Je vertelde dat je net te horen hebt gekregen van de afdeling Werk, Participatie en Inkomen van de gemeente dat je een cursus voor kunstenaars om ondernemersvaardigheden op te doen niet mag volgen.

'Ja, ik ben zo boos. Die cursus is mij op het lijf geschreven. Ik ben kunstenaar en zou daar graag mijn geld mee verdienen, maar ik mag dus niet meedoen omdat ik gedeeltelijk arbeidsongeschikt ben. Het idee is dat je onderneming dan niet levensvatbaar is.’

‘Dat is voor mij dus heel heftig om te horen, want kunst is mijn leven. De cursus is gekoppeld aan mij als kunstenaar, in plaats van aan mij als bijstandsgerechtigde. De bijstandsidentiteit of een bijstandsgerechtigde zijn, geeft mij het gevoel dat er iets mis is met mij. Als ik die cursus mag doen, voelt het alsof ik wat goed doe met mijn kunst, en daarom zo’n cursus mag volgen. Het is een erkenning van mijn identiteit als kunstenaar.’

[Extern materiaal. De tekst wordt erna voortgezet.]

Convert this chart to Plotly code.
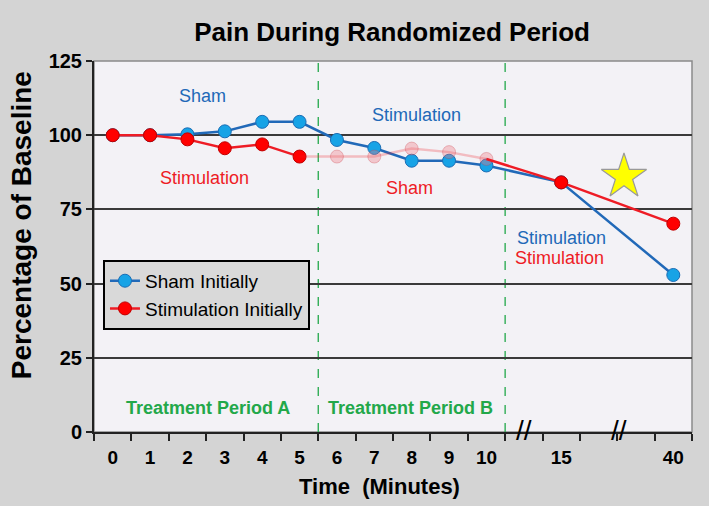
import plotly.graph_objects as go

# eixo x quebrado: rotulos e posicao de cada rotulo no eixo
time_labels = ["0", "1", "2", "3", "4", "5", "6", "7", "8", "9", "10", "15", "40"]
time_pos = [0, 1, 2, 3, 4, 5, 6, 7, 8, 9, 10, 12, 15]

sham_initially = [100, 100, 100.3, 101.3, 104.5, 104.5, 98.4, 95.7, 91.4, 91.4, 89.8, 84.1, 52.9]
stim_initially = [100, 100, 98.6, 95.6, 96.9, 92.8, 92.8, 92.8, 95.5, 94.3, 92.0, 84.1, 70.2]

y_ticks = [0, 25, 50, 75, 100, 125]
period_edges = [5.5, 10.5]
break_pos = [11, 13.55]

FONT = "Liberation Sans, Arial, sans-serif"
BLUE_LINE = "#2169b8"
BLUE_FILL = "#17a3e6"
RED = "#ee1c25"
GREEN = "#22a84a"

fig = go.Figure()

# Sham Initially (azul)
fig.add_trace(go.Scatter(
    x=time_pos, y=sham_initially, name="Sham Initially", mode="lines+markers",
    line=dict(color=BLUE_LINE, width=2.5),
    marker=dict(size=13, color=BLUE_FILL, line=dict(color="#1a6db5", width=1)),
))

# Stimulation Initially: periodo A
fig.add_trace(go.Scatter(
    x=time_pos[:6], y=stim_initially[:6], name="Stimulation Initially", mode="lines+markers",
    line=dict(color=RED, width=2.5),
    marker=dict(size=13, color="#ff0000", line=dict(color="#c00000", width=1)),
))
# periodo B (esmaecido)
fig.add_trace(go.Scatter(
    x=time_pos[5:11], y=stim_initially[5:11], mode="lines+markers", showlegend=False,
    line=dict(color="rgba(238,28,37,0.25)", width=2.5),
    marker=dict(size=13, color="rgba(240,120,130,0.35)", line=dict(color="rgba(200,60,70,0.3)", width=1),
                opacity=[0, 1, 1, 1, 1, 1]),
))
# depois do periodo B
fig.add_trace(go.Scatter(
    x=time_pos[10:], y=stim_initially[10:], mode="lines+markers", showlegend=False,
    line=dict(color=RED, width=2.5),
    marker=dict(size=13, color="#ff0000", line=dict(color="#c00000", width=1), opacity=[0, 1, 1]),
))

# estrela
fig.add_trace(go.Scatter(
    x=[13.68], y=[86], mode="markers", showlegend=False,
    marker=dict(symbol="star", size=34, color="#ffff00", line=dict(color="#999999", width=1.2)),
))

# linhas tracejadas dos periodos
for xe in period_edges:
    fig.add_shape(type="line", x0=xe, x1=xe, y0=0, y1=125, xref="x", yref="y",
                  line=dict(color=GREEN, width=1.3, dash="dash"), layer="below")

# borda da area do grafico
fig.add_shape(type="rect", x0=0, x1=1, y0=0, y1=1, xref="paper", yref="paper",
              line=dict(color="#8a8a8a", width=1.5), layer="below")

notes = [
    ("Sham", 2.41, 113.2, BLUE_LINE),
    ("Stimulation", 2.46, 85.6, RED),
    ("Stimulation", 8.13, 106.8, BLUE_LINE),
    ("Sham", 7.95, 82.2, RED),
    ("Stimulation", 12.0, 65.4, BLUE_LINE),
    ("Stimulation", 11.96, 58.6, RED),
]
for txt, xx, yy, col in notes:
    fig.add_annotation(x=xx, y=yy, text=txt, showarrow=False,
                       font=dict(family=FONT, size=18, color=col))

for txt, xx in [("Treatment Period A", 2.54), ("Treatment Period B", 7.97)]:
    fig.add_annotation(x=xx, y=8.1, text="<b>" + txt + "</b>", showarrow=False,
                       font=dict(family=FONT, size=18, color=GREEN))

for xb in break_pos:
    fig.add_annotation(x=xb, y=0, text="//", showarrow=False, yshift=2,
                       font=dict(family=FONT, size=28, color="black"))

# titulos dos eixos
fig.add_annotation(x=0.478, y=-0.147, xref="paper", yref="paper", text="<b>Time  (Minutes)</b>",
                   showarrow=False, yanchor="middle", font=dict(size=22))
fig.add_annotation(x=-0.12, y=0.558, xref="paper", yref="paper", text="<b>Percentage of Baseline</b>",
                   showarrow=False, textangle=-90, xanchor="center", yanchor="middle", font=dict(size=28))

fig.update_layout(
    width=709, height=506,
    margin=dict(l=94, r=17, t=61, b=74),
    paper_bgcolor="#d4d4d4", plot_bgcolor="#f3f2f6",
    font=dict(family=FONT, color="black"),
    title=dict(text="<b>Pain During Randomized Period</b>", x=0.553, xanchor="center",
               y=0.937, yanchor="middle", font=dict(size=26)),
    showlegend=True,
    legend=dict(x=0.015, y=0.464, xanchor="left", yanchor="top",
                bgcolor="#d9d9d9", bordercolor="black", borderwidth=2,
                font=dict(size=19), tracegroupgap=4),
)

fig.update_xaxes(
    range=[-0.5, 15.5], tickvals=time_pos, ticktext=["<b>%s</b>" % t for t in time_labels],
    ticks="", tickfont=dict(size=19), showgrid=False, zeroline=False, ticklabelstandoff=7,
    showline=True, linecolor="#222222", linewidth=2,
    minor=dict(tick0=-0.5, dtick=1, ticks="outside", ticklen=7, tickwidth=1.5, tickcolor="#222222"),
)
fig.update_yaxes(
    range=[0, 125], tickvals=y_ticks, ticktext=["<b>%d</b>" % v for v in y_ticks],
    ticks="outside", ticklen=6, tickwidth=1.5, tickcolor="#222222", tickfont=dict(size=20),
    showgrid=True, gridcolor="#3a3a3a", gridwidth=1.5, zeroline=False,
    showline=True, linecolor="#222222", linewidth=2,
)

fig.write_html("out.html", config={"displayModeBar": False},
               post_script="document.body.style.margin='0';")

Waarom is je huidige werk als onderzoeksmedewerker belangrijk voor jou?

‘Dit is de eerste baan waar ik echt wat meer met mijn intelligentie kan doen. Tegelijkertijd merk ik ook dat ik gewaardeerd word door mijn collega's, dat mijn bijdrage gezien wordt. Het voelt alsof ik wat kan. Dat gevoel was ik een beetje kwijtgeraakt na mijn vorige baantjes waar ik of moest stoppen omdat het een tijdelijk contract betrof of omdat ik een tijd ziek was en niet kon werken.’

Dat klinkt positief, dat je kunt werken met je arbeidsbeperking en aanvullend bijstand ontvangt. Ervaar je dat ook zo?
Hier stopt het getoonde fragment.